-- BEGIN --

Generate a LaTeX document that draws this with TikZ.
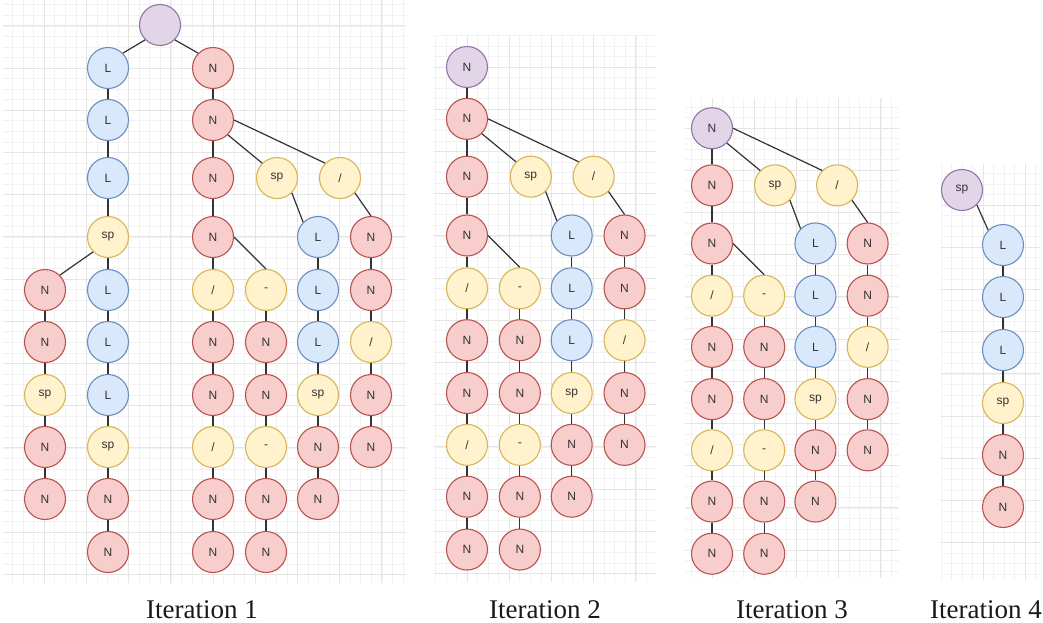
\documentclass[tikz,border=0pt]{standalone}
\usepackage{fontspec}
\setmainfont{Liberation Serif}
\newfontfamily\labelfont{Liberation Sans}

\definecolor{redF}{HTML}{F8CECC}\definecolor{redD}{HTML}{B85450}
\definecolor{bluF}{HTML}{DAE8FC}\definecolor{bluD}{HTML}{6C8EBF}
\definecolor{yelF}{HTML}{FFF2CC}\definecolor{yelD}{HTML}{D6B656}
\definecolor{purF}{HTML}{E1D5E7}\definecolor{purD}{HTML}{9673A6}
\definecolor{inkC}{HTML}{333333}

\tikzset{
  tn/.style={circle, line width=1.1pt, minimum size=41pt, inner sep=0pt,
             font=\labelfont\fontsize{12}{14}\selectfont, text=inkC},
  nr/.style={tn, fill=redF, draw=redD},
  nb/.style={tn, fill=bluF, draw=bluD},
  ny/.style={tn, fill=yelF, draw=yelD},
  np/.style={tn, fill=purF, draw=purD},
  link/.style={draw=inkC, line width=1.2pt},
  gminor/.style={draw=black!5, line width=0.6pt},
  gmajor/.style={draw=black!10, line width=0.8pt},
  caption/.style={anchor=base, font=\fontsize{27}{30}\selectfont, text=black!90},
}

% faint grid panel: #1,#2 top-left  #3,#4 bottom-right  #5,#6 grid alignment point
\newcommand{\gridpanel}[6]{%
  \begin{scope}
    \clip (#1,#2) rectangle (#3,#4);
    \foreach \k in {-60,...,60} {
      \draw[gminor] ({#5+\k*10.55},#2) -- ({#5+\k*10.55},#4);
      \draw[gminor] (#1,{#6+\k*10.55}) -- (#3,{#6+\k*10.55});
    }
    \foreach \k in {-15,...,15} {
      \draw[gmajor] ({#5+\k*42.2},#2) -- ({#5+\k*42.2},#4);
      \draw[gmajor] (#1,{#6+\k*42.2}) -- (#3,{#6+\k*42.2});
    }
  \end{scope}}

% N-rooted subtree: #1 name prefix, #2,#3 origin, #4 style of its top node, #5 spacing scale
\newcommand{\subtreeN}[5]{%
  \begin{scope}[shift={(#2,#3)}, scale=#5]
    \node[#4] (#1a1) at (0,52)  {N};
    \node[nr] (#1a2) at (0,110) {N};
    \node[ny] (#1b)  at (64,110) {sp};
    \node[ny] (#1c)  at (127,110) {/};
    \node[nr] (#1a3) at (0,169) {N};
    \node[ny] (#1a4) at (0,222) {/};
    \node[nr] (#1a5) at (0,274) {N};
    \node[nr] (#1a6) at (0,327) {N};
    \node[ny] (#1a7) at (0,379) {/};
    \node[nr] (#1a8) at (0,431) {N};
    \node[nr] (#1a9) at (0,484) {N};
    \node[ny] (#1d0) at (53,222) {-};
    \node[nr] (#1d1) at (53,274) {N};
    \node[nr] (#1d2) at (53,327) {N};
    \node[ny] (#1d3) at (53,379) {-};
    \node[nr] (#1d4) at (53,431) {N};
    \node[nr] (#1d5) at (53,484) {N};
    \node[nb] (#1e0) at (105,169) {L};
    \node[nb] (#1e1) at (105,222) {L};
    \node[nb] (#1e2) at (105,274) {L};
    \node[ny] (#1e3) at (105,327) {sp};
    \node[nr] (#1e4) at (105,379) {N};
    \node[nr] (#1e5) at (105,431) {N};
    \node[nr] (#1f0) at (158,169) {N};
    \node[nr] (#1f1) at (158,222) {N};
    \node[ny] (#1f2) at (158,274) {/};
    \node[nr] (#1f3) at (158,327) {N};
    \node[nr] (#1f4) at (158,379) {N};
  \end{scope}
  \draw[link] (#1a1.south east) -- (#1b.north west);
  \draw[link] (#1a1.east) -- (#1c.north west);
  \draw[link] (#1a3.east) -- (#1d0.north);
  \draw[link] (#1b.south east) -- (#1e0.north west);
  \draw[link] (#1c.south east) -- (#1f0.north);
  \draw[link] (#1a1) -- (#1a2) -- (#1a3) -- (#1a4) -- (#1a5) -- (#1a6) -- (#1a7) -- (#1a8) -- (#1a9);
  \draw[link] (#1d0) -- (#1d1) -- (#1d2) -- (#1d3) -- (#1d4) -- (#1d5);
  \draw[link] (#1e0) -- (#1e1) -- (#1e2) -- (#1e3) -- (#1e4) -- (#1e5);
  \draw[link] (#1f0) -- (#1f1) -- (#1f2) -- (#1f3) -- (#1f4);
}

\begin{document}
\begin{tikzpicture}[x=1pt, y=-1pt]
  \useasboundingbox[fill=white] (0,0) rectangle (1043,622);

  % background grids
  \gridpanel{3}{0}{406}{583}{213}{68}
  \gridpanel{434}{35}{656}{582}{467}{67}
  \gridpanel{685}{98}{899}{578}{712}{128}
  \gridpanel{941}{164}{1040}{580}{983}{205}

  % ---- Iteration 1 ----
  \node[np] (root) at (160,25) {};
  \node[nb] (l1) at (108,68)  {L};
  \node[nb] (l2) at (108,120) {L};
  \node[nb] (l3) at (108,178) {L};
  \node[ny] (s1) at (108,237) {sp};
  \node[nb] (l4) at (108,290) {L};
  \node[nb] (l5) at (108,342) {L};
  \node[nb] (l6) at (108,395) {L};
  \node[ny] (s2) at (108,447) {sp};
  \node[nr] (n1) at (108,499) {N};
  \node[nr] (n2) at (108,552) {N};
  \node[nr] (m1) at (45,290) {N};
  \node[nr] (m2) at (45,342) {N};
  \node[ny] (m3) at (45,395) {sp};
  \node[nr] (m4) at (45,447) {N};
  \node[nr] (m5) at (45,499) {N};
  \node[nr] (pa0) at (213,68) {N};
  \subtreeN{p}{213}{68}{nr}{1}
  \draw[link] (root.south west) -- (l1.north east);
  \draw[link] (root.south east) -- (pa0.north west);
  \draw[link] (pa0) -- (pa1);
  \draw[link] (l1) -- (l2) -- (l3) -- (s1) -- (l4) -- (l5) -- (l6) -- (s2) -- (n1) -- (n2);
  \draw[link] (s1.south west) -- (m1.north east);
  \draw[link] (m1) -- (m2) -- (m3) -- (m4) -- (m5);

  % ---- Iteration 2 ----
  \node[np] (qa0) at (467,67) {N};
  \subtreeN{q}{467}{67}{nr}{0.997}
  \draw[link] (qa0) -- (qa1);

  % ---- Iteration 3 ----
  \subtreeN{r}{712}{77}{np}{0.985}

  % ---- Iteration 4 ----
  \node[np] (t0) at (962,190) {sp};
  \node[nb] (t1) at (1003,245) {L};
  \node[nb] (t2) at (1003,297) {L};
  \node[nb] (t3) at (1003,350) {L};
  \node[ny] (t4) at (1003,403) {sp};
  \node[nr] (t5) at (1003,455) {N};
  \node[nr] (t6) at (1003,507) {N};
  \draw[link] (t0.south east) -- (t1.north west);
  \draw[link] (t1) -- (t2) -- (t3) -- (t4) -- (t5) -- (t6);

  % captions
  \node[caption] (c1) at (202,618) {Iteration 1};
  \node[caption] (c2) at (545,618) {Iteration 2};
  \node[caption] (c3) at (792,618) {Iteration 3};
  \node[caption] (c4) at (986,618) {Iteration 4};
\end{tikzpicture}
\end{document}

-- END --
-- BEGIN --

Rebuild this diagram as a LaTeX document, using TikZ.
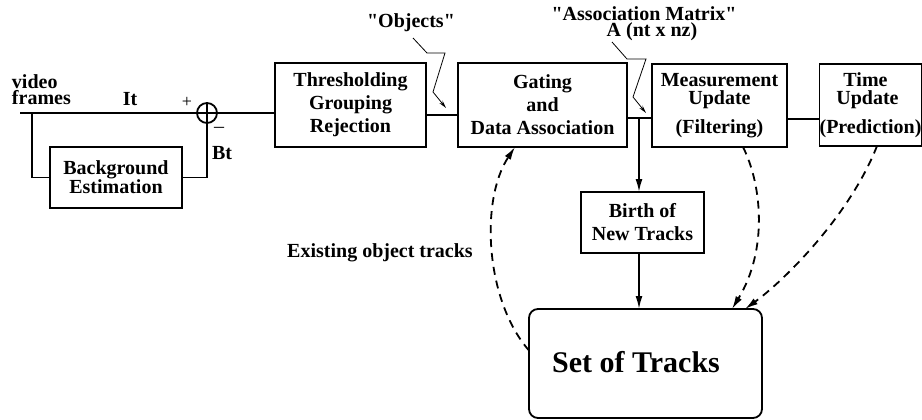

-- END --
-- BEGIN --

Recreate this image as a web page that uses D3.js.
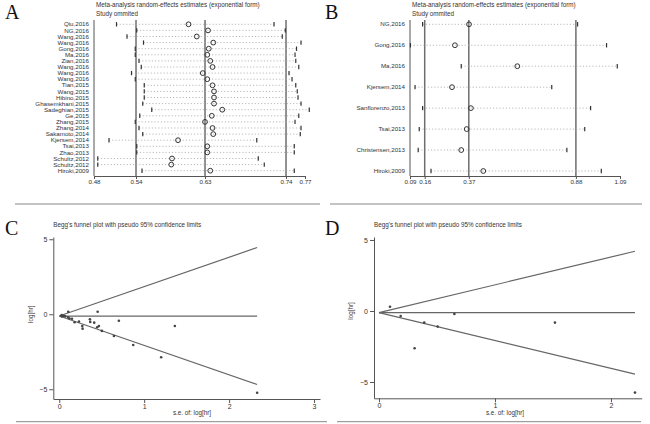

-- END --

▸ **Exercise**
Pick every line with "that" in it and copy it.

▸ **Answer in full**
Generate a LaTeX document that draws this with TikZ.
Recreate this image as a web page that uses D3.js.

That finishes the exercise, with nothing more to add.